▶ [THE REQUEST]:
Collect all lines containing the word "this" from the data.

[Items from a dataset]
== == ==

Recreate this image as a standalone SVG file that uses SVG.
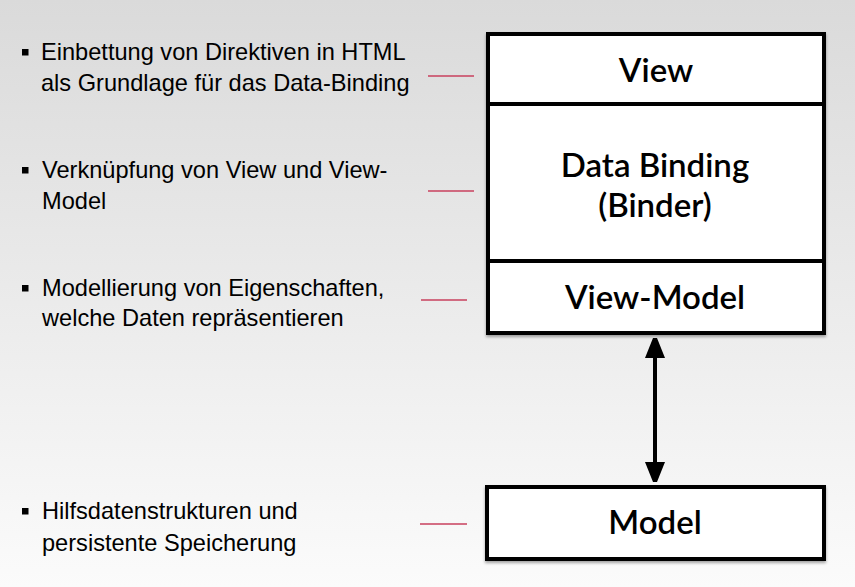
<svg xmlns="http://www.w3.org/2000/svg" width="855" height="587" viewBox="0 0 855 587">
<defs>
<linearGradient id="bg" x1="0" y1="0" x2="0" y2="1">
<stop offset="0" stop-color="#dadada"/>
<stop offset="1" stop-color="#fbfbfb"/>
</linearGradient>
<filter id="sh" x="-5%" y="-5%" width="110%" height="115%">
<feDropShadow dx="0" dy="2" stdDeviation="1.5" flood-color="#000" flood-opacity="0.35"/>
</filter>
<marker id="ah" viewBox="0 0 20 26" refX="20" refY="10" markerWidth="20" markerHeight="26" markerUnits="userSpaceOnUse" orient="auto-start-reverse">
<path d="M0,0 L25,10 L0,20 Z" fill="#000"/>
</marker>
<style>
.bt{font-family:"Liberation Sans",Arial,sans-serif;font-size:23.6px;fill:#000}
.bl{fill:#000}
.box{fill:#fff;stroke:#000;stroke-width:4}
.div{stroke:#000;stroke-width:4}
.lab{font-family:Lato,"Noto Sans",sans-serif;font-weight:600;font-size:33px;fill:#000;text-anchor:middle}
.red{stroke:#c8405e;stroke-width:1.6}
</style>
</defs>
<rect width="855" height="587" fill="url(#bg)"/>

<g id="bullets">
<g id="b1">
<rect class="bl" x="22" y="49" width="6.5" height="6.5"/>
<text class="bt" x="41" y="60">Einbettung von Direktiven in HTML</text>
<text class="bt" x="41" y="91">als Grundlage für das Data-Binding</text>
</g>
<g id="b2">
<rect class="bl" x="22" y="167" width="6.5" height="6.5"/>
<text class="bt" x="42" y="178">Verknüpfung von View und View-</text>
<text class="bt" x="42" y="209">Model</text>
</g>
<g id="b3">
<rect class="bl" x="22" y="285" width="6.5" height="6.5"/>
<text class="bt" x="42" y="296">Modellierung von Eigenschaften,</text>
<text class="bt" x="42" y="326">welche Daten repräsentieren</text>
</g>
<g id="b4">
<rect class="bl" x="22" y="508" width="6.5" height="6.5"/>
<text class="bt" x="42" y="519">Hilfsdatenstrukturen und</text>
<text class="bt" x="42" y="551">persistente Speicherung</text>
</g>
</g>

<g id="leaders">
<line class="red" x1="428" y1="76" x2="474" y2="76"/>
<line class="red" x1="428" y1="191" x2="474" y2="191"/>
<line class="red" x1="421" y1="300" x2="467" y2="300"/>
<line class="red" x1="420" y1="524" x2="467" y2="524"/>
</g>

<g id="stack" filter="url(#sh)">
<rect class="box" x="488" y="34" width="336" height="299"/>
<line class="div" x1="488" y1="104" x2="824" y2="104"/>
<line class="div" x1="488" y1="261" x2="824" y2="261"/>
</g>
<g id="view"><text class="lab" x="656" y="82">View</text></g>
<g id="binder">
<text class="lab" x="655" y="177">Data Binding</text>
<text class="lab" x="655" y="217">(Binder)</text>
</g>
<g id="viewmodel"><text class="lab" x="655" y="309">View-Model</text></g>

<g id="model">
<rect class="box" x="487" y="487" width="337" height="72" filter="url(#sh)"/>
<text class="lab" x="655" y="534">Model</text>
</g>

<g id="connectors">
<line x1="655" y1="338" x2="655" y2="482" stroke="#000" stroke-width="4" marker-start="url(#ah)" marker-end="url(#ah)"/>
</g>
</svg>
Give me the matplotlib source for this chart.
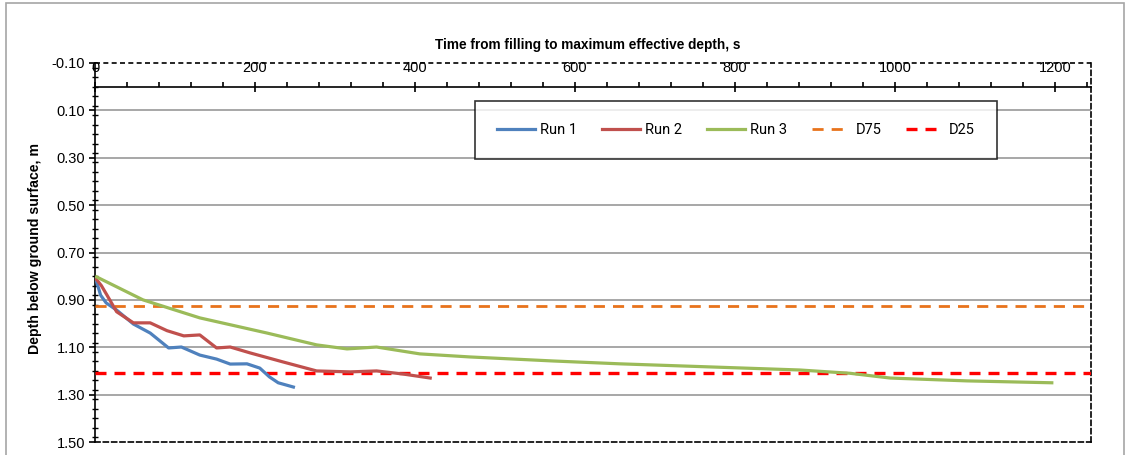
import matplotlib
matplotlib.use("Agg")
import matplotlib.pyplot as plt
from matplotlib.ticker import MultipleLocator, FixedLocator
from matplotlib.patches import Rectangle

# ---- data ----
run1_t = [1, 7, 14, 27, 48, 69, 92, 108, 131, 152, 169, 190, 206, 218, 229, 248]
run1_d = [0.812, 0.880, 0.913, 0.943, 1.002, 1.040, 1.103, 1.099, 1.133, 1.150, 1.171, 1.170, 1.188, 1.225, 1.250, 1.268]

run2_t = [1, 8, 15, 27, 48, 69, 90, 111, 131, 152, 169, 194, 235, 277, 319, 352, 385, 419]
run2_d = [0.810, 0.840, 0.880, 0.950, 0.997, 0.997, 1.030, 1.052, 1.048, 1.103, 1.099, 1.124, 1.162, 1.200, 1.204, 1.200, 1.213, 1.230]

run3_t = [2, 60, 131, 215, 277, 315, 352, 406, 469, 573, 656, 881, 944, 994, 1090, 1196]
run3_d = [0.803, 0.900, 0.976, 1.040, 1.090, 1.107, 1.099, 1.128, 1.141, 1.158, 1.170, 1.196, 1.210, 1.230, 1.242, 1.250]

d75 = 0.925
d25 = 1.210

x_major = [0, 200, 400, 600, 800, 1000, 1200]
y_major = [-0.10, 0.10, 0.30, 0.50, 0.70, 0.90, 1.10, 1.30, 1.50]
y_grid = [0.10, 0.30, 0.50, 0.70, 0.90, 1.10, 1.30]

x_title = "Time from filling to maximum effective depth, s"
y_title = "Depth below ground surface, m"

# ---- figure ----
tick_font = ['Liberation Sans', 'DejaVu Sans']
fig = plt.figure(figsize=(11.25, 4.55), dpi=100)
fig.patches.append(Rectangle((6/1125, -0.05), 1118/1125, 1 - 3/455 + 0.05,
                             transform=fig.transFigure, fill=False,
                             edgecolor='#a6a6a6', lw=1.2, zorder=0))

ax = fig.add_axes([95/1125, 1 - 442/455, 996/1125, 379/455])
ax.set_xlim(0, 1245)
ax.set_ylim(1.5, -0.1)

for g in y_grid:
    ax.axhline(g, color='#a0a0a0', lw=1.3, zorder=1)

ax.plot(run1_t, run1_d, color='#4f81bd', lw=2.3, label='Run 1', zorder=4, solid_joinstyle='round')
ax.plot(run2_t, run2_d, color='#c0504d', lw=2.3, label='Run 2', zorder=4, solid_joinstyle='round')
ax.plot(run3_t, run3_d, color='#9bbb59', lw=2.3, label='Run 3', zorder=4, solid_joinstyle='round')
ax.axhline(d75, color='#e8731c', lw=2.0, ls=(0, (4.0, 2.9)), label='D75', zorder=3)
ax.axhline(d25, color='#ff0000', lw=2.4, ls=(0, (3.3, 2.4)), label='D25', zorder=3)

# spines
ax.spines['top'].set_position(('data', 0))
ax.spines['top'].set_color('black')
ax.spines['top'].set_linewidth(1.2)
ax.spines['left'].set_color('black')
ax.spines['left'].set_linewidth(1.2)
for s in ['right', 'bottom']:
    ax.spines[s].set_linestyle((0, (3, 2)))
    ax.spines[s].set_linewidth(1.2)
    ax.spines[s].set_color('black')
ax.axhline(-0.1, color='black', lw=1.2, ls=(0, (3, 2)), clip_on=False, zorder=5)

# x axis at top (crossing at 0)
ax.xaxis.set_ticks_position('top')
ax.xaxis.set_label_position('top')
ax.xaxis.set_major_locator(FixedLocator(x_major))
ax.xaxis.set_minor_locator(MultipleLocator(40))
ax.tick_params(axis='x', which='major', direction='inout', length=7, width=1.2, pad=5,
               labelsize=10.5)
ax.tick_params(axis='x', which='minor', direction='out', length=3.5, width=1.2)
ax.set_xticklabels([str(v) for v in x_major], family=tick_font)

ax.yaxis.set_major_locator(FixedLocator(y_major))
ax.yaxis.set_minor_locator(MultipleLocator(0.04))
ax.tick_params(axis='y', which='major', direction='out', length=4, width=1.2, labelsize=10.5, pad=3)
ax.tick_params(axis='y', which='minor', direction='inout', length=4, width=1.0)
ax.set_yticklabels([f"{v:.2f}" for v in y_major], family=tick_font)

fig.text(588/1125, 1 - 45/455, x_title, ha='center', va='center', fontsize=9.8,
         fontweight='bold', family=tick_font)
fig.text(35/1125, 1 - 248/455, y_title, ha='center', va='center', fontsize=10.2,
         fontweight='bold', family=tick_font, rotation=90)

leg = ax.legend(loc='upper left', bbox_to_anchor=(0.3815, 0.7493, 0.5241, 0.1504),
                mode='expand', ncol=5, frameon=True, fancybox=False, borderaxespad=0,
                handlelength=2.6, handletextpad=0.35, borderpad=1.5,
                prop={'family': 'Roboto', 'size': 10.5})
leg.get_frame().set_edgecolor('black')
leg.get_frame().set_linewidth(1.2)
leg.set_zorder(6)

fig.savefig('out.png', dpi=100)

== == ==

▶ [EXPECTED ANSWER]:
Recreate this image as a standalone SVG file that uses SVG.
Give me the matplotlib source for this chart.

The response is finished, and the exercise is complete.